A rare glimpse into the life of the Jewish community is offered by a 1943 photograph of Sara and Ioudita Kounio, a copy of which was presented to the director of Etz Hayyim Synagogue, Nikos Stavroulakis, by a visitor on a spring morning in 2000, soon after the reopening of the synagogue. In his account of that meeting, he gives the story of the Kounio girls:
[The visitor] was in her late 70s [...] and dressed informally and obviously not a tourist. […] She explained that she was from Athens and was not Jewish, but had been born in Hania […] In 1943 she had lived in the Jewish Quarter, in the ‘small’ Jewish Quarter that occupied the eastern side of Skoufon Street, just behind Etz Hayyim. Apparently her family had only moved there after the Occupation had begun in 1941 and not long after arriving she met two young Jewish girls with whom she became very close, almost inseparable – at least for a summer and then her family found a means for leaving Hania and not long after that […] reaching the Greek mainland. She had never returned to Crete until it happened that recently she came on this visit that in turn brought her to the synagogue. She wanted only to know what had happened to her two friends – were they perhaps alive? Had they perhaps escaped? Could she make contact with them? […]

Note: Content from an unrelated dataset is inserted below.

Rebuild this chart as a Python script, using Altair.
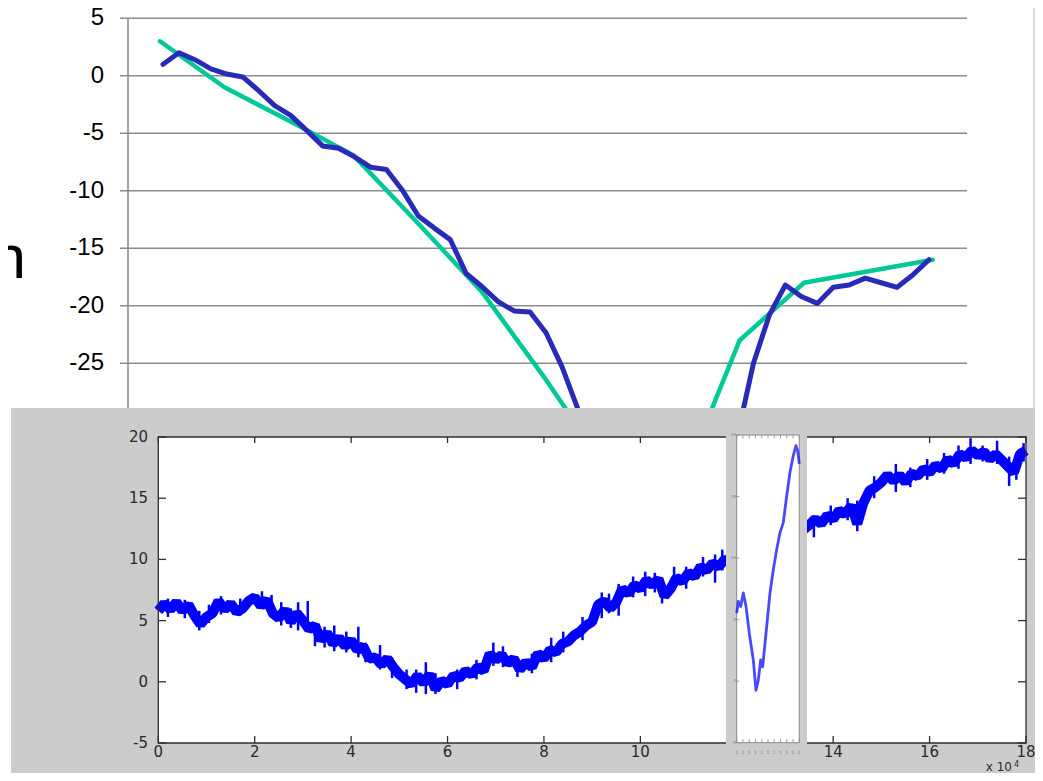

While she was asking me this, she opened an envelope and took out a photograph of two young girls. Both are wearing black and one is perched on the edge of a parapet that was probably located along the top of a house […]. I turned over the picture and found an inscription written in blue ink “From your dear friends Sara and Ioudita” – with no date. […] She explained that Sara had burnt her hand which is why she wore a bandage on it. She also said that there was another sister but she couldn’t remember her name. In fact she couldn’t remember the girls’ last name either – could she find them? Were they perhaps even living somewhere in Hania? The picture had been a going away present and so could be dated to 1943.
We sat for some time and I explained what had happened in some detail. […] We sat down with her and began to go through the lists. I found them very quickly. They had lived on Skoufon Street at no. 18 – the daughters of Leon and Rachel Kounio. Leon had died in 1939 and his widow had lived on in the house with the three daughters – Sarah, Judith and Boulissa. All four of them perished.